The author also describes how she struggles because of language and culture barriers. Some Korean authorities are hesitant to give her any help, or are just scornful and resistant because a Korean American woman is asking for such specific information. Many officials refuse to help her unless they get paid for it. She also pays off friends of the family in exchange for their information.
After exhaustive searching, the results she turns up are significant. They are sufficient to restore her family’s missing history and exonerate her grandfather’s name. In 2000, Margaret obtained all her grandfather’s official police and interrogation records. Seven bound volumes were recovered, remarkably intact even after so long. The records renewed her interest in finishing the memoir and the story of her grandfather’s short but important life.

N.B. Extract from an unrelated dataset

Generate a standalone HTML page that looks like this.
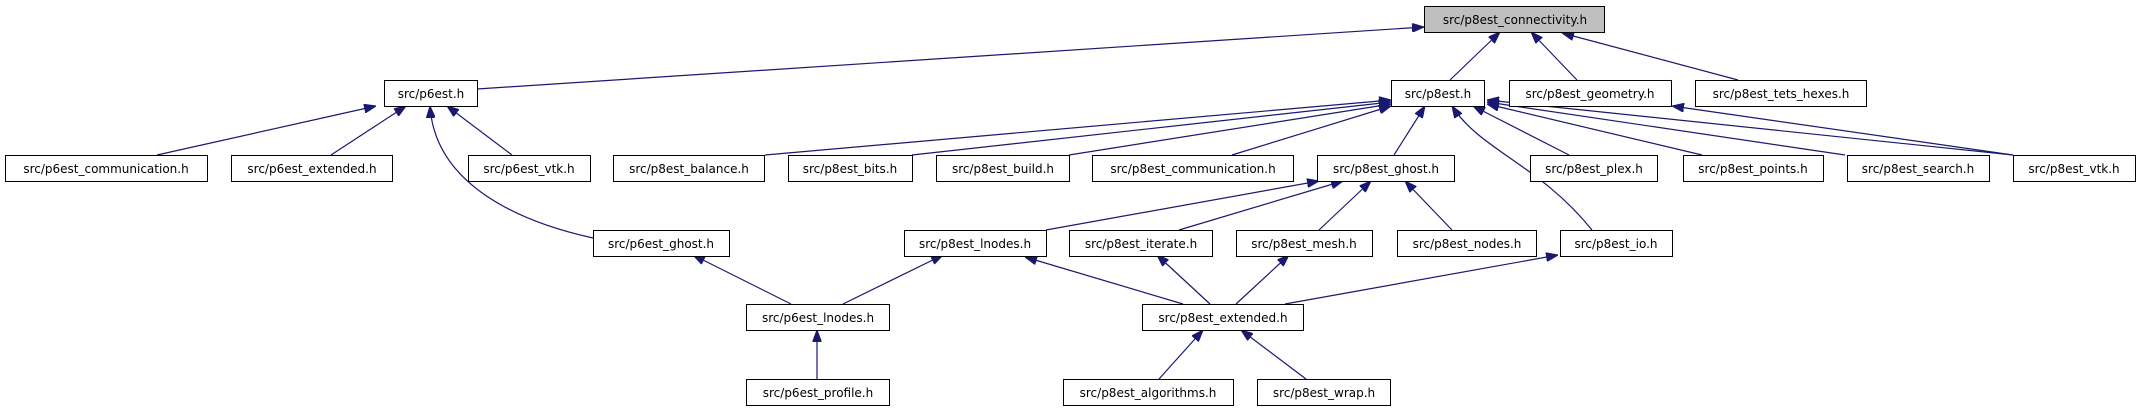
<!DOCTYPE html>
<html><head><style>body{margin:0;background:#fff}svg{display:block}text{font-family:"DejaVu Sans",sans-serif;font-size:12px;fill:#000}</style></head><body>
<svg width="2139" height="411" viewBox="0 0 2139 411" xmlns="http://www.w3.org/2000/svg">
<defs><marker id="a" viewBox="0 0 12 9" refX="12" refY="4.5" markerWidth="12" markerHeight="9" markerUnits="userSpaceOnUse" orient="auto"><path d="M0,0L12,4.5L0,9z" fill="#191970" stroke="#191970"/></marker></defs>
<g stroke="#191970" stroke-width="1.2" fill="none" marker-end="url(#a)">
<path d="M477,89L1424,27"/>
<path d="M1450,80L1500,32"/>
<path d="M1577,80L1531,32"/>
<path d="M1738,80L1562,33"/>
<path d="M157,155L376,106"/>
<path d="M331,155L406,106"/>
<path d="M512,155L447,106"/>
<path d="M593,238C520,222 435,185 430,106"/>
<path d="M791,304L693,255"/>
<path d="M843,304L943,255"/>
<path d="M817,379L817,330"/>
<path d="M765,155L1391,100"/>
<path d="M912,155L1391,102"/>
<path d="M1069,155L1391,104"/>
<path d="M1232,155L1391,106"/>
<path d="M1394,155L1425,106"/>
<path d="M1592,230C1540,165 1480,150 1452,106"/>
<path d="M1569,155L1473,106"/>
<path d="M1702,155L1487,104"/>
<path d="M1845,155L1487,102"/>
<path d="M2013,155L1487,100"/>
<path d="M2013,155L1672,106"/>
<path d="M1046,230L1319,181"/>
<path d="M1179,230L1343,181"/>
<path d="M1319,230L1371,181"/>
<path d="M1452,230L1405,181"/>
<path d="M1183,304L1025,257"/>
<path d="M1210,304L1157,255"/>
<path d="M1236,304L1289,255"/>
<path d="M1285,304L1558,255"/>
<path d="M1159,379L1203,330"/>
<path d="M1306,379L1241,330"/>
</g>
<g stroke="#000" stroke-width="1" fill="#fff" text-anchor="middle">
<rect x="1424.5" y="6.5" width="180" height="26" fill="#bfbfbf"/><text x="1515" y="24" stroke="none">src/p8est_connectivity.h</text>
<rect x="384.5" y="80.5" width="93" height="26"/><text x="431" y="98" stroke="none">src/p6est.h</text>
<rect x="1391.5" y="80.5" width="93" height="26"/><text x="1438" y="98" stroke="none">src/p8est.h</text>
<rect x="1509.5" y="80.5" width="162" height="26"/><text x="1590" y="98" stroke="none">src/p8est_geometry.h</text>
<rect x="1695.5" y="80.5" width="171" height="26"/><text x="1781" y="98" stroke="none">src/p8est_tets_hexes.h</text>
<rect x="5.5" y="155.5" width="202" height="26"/><text x="106" y="173" stroke="none">src/p6est_communication.h</text>
<rect x="231.5" y="155.5" width="161" height="26"/><text x="312" y="173" stroke="none">src/p6est_extended.h</text>
<rect x="468.5" y="155.5" width="122" height="26"/><text x="529" y="173" stroke="none">src/p6est_vtk.h</text>
<rect x="613.5" y="155.5" width="151" height="26"/><text x="689" y="173" stroke="none">src/p8est_balance.h</text>
<rect x="788.5" y="155.5" width="124" height="26"/><text x="850" y="173" stroke="none">src/p8est_bits.h</text>
<rect x="936.5" y="155.5" width="133" height="26"/><text x="1003" y="173" stroke="none">src/p8est_build.h</text>
<rect x="1092.5" y="155.5" width="201" height="26"/><text x="1193" y="173" stroke="none">src/p8est_communication.h</text>
<rect x="1317.5" y="155.5" width="137" height="26"/><text x="1386" y="173" stroke="none">src/p8est_ghost.h</text>
<rect x="1530.5" y="155.5" width="127" height="26"/><text x="1594" y="173" stroke="none">src/p8est_plex.h</text>
<rect x="1683.5" y="155.5" width="140" height="26"/><text x="1753" y="173" stroke="none">src/p8est_points.h</text>
<rect x="1847.5" y="155.5" width="142" height="26"/><text x="1918" y="173" stroke="none">src/p8est_search.h</text>
<rect x="2013.5" y="155.5" width="122" height="26"/><text x="2074" y="173" stroke="none">src/p8est_vtk.h</text>
<rect x="593.5" y="230.5" width="136" height="26"/><text x="661" y="248" stroke="none">src/p6est_ghost.h</text>
<rect x="904.5" y="230.5" width="142" height="26"/><text x="975" y="248" stroke="none">src/p8est_lnodes.h</text>
<rect x="1069.5" y="230.5" width="143" height="26"/><text x="1141" y="248" stroke="none">src/p8est_iterate.h</text>
<rect x="1236.5" y="230.5" width="136" height="26"/><text x="1304" y="248" stroke="none">src/p8est_mesh.h</text>
<rect x="1397.5" y="230.5" width="139" height="26"/><text x="1467" y="248" stroke="none">src/p8est_nodes.h</text>
<rect x="1560.5" y="230.5" width="112" height="26"/><text x="1616" y="248" stroke="none">src/p8est_io.h</text>
<rect x="746.5" y="304.5" width="143" height="26"/><text x="818" y="322" stroke="none">src/p6est_lnodes.h</text>
<rect x="1142.5" y="304.5" width="161" height="26"/><text x="1223" y="322" stroke="none">src/p8est_extended.h</text>
<rect x="746.5" y="379.5" width="143" height="26"/><text x="818" y="397" stroke="none">src/p6est_profile.h</text>
<rect x="1063.5" y="379.5" width="170" height="26"/><text x="1148" y="397" stroke="none">src/p8est_algorithms.h</text>
<rect x="1257.5" y="379.5" width="133" height="26"/><text x="1324" y="397" stroke="none">src/p8est_wrap.h</text>
</g>
</svg>
</body></html>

After showing the records to her father, Margaret resumed her organization and writing of the memoir. Remarkably, Chul Ha, a prisoner and survivor of the infamous Seodaemun Prison, would buried twice. Upon his death in 1936, his body was interred at a mountain site that his father had reserved for himself. In 1995, after he was officially designated a Patriot of Korea, his remains were transferred to a site at the Taejon National Cemetery, where Margaret’s grandmother is also buried.
In 2007, Margaret, with her husband and son, visited the Taejon National Cemetery and placed flowers on the graves of her grandfather and grandmother. Her diligent research uncovered the hidden truths of her grandfather, Chul Ha. The records, some secured from one opportunistic publisher and the rest eventually obtained from police, exonerate a forgotten Korean political activist, and served as closure for the Lee family about their brave and colorful ancestor.
This memoir is a deeply-felt narrative of a Korean family’s legacy in the context of Korea’s turbulent past. The family photos of three generations add to this saga. The title of this memoir comes from Chul Ha’s tomb marker, inscribed with the name Sung Ya or Starry Field.